Figure out how many lines of the material below contain the word "document". Answer with the number only.

[BEGIN GIVEN DATA]

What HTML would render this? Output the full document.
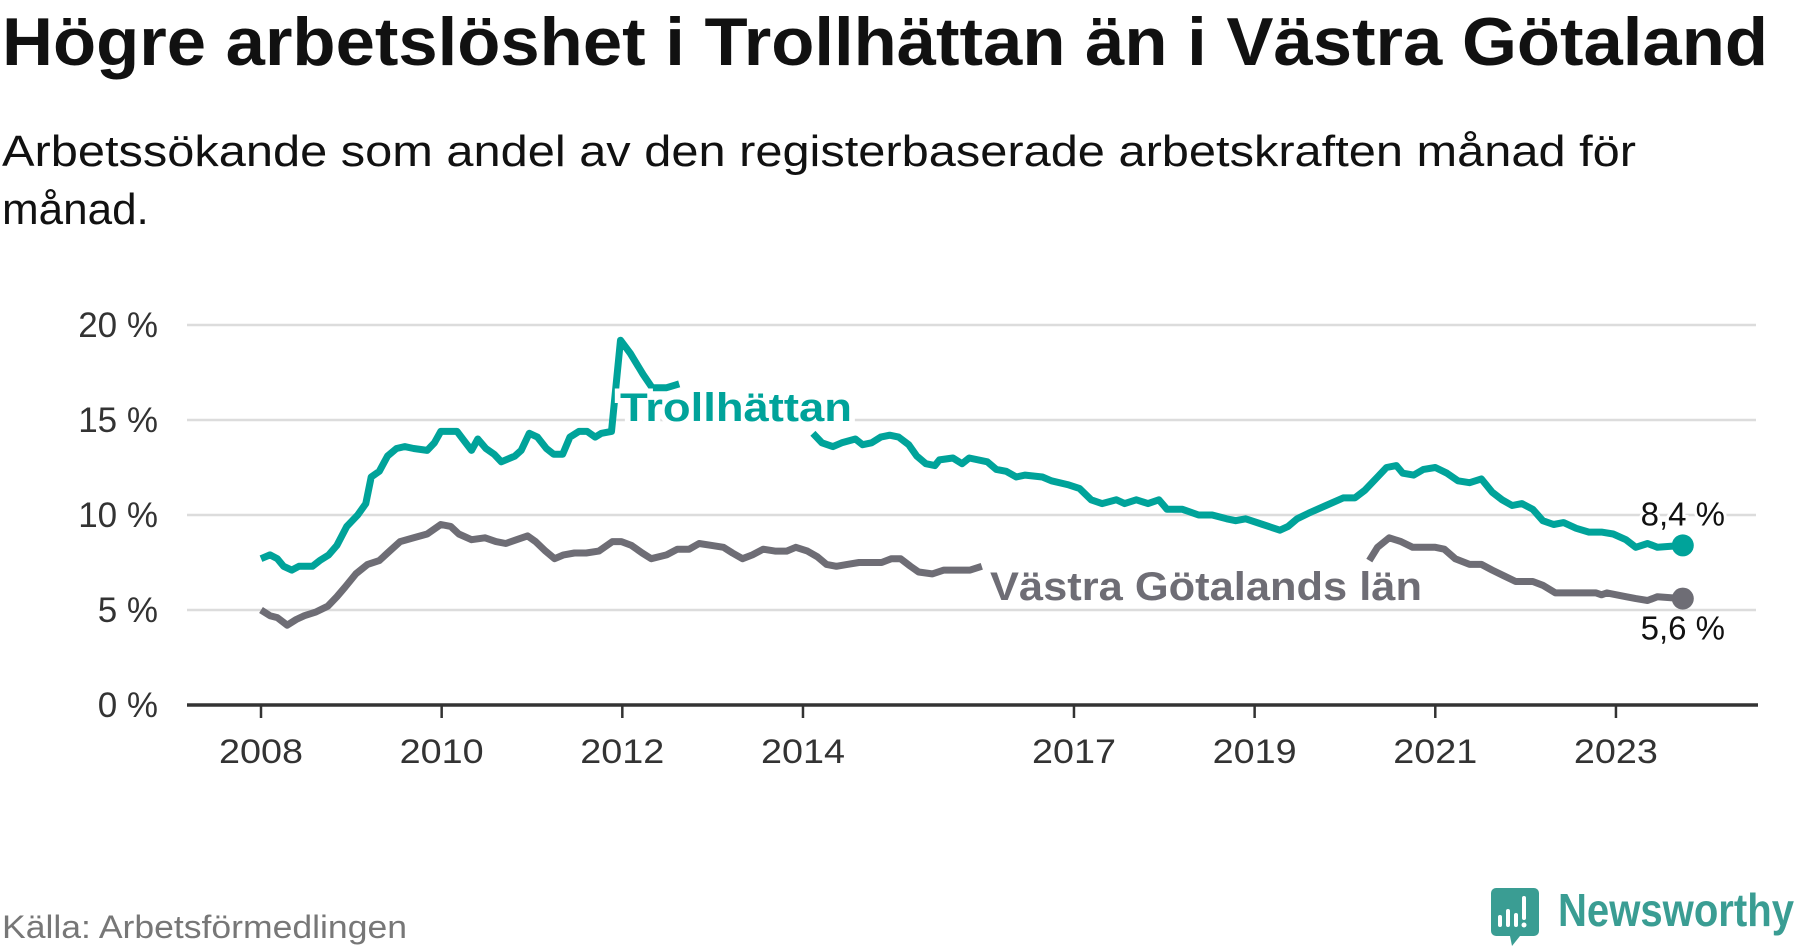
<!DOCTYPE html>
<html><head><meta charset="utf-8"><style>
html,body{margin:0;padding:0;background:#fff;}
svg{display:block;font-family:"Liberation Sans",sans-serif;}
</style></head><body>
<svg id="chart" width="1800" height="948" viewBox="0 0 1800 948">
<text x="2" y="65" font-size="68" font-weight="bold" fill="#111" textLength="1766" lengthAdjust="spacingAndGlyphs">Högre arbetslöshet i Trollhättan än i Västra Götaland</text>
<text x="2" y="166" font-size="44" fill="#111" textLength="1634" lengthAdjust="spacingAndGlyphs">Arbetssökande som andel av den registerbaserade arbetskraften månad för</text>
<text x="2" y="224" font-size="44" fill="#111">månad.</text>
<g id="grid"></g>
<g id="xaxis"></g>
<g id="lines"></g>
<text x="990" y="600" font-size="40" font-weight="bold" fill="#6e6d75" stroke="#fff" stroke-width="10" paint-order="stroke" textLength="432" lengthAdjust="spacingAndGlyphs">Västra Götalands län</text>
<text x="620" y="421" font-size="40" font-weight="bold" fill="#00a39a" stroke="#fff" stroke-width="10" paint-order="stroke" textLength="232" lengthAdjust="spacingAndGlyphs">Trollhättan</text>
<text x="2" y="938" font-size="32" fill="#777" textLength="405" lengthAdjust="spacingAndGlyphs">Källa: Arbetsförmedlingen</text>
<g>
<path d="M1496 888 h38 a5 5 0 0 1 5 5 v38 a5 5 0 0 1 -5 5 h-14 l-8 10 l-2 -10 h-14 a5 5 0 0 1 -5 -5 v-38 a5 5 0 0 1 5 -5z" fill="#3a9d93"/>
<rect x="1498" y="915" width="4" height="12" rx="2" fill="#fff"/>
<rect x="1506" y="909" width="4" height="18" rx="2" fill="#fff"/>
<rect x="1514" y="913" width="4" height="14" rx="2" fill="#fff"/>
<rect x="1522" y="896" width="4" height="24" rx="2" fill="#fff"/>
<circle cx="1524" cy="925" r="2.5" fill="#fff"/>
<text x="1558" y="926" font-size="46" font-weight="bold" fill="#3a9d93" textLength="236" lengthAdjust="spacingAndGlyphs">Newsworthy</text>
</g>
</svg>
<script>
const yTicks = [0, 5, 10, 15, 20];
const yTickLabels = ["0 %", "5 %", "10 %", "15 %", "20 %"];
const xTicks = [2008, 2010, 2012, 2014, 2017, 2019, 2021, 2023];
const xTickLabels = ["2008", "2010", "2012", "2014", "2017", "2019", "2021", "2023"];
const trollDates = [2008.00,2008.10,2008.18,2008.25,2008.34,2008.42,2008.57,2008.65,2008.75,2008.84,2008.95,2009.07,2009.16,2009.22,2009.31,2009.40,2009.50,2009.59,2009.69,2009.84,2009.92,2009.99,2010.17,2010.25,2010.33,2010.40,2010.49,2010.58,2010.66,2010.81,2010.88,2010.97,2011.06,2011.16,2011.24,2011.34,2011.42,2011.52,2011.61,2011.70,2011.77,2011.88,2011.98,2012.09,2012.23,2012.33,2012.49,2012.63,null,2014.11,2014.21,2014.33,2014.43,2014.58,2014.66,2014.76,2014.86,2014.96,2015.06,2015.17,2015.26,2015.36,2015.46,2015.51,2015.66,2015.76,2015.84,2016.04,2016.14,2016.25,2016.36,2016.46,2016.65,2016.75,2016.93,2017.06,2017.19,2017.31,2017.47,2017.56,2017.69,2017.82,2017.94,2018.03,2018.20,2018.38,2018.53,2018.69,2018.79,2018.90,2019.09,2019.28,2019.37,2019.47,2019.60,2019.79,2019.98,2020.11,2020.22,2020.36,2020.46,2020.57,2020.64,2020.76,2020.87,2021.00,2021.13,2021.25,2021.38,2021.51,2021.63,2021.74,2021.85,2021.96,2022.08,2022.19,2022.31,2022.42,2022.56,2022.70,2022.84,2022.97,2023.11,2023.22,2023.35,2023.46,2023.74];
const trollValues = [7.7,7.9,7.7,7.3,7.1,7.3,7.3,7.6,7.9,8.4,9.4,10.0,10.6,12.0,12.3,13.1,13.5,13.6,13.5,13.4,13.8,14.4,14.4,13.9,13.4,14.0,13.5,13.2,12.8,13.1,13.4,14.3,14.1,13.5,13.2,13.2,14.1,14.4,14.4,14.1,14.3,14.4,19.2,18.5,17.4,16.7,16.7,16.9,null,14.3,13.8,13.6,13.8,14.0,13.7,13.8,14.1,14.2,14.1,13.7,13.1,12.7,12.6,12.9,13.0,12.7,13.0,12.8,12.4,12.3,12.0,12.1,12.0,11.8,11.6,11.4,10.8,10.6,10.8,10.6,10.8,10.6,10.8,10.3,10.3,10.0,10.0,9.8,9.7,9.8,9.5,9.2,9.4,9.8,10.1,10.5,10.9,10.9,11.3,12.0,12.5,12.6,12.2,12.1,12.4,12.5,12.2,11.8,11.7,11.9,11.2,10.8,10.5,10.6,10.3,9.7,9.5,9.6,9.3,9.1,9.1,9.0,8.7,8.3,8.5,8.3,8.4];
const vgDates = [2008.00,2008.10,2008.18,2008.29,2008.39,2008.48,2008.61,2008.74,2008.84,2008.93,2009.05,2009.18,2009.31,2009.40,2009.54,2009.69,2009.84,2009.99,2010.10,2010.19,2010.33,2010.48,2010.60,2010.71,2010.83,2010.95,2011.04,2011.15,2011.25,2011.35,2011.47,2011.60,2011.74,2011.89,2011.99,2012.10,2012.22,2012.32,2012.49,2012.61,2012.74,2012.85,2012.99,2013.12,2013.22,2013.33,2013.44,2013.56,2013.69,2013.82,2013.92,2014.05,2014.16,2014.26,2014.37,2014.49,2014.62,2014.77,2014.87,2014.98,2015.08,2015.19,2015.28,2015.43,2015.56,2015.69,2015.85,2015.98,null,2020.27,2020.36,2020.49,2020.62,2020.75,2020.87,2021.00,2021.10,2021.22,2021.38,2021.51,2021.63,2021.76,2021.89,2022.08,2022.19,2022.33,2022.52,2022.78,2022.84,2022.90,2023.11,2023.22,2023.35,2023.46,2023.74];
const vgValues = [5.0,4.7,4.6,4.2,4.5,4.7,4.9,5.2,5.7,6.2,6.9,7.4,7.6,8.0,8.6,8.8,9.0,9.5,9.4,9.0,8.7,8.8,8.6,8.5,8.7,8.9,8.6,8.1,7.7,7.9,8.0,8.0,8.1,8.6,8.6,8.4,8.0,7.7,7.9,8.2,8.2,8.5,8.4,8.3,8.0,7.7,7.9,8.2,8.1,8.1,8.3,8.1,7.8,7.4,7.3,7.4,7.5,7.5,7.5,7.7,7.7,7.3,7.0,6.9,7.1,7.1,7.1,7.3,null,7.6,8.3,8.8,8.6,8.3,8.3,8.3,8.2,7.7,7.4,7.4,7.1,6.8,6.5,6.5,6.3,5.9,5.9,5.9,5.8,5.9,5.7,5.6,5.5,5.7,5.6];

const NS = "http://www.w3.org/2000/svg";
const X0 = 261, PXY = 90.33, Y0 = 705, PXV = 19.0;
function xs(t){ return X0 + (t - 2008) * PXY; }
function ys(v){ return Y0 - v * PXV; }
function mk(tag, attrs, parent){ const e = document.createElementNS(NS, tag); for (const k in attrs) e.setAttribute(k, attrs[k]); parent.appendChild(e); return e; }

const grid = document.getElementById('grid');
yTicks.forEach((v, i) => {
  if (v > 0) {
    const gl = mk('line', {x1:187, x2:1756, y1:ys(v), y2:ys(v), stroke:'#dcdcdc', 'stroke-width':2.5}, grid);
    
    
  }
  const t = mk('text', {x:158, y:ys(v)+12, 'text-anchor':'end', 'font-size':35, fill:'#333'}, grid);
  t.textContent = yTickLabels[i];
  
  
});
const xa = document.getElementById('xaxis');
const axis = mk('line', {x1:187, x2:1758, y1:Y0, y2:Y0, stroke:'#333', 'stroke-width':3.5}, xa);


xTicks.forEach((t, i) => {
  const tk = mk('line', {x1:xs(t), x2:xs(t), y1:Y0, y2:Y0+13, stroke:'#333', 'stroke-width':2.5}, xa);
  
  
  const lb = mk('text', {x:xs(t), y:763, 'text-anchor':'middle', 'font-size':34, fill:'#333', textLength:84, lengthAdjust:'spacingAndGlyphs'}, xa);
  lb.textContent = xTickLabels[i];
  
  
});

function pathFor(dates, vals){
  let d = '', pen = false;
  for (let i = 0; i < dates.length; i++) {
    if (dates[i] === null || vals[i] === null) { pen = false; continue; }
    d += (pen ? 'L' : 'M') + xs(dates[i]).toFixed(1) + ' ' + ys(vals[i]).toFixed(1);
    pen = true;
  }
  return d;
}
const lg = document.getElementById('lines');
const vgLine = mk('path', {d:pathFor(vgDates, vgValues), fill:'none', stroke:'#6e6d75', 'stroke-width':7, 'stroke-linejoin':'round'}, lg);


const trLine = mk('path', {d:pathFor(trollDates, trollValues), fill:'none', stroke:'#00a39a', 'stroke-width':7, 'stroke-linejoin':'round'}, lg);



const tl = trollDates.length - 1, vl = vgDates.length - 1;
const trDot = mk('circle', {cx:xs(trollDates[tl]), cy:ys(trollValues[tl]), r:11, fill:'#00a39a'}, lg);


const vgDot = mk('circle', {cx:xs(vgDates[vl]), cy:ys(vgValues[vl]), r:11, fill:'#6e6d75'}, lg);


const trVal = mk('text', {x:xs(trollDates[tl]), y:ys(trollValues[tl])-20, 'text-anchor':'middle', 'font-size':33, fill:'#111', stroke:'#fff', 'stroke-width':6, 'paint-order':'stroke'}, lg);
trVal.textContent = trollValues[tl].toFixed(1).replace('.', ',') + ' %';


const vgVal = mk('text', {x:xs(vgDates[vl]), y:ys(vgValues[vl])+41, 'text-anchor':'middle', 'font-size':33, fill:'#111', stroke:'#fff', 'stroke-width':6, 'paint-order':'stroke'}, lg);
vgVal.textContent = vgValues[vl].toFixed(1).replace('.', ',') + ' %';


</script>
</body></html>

[END GIVEN DATA]

» **ANSWER TO THIS PROBLEM**
5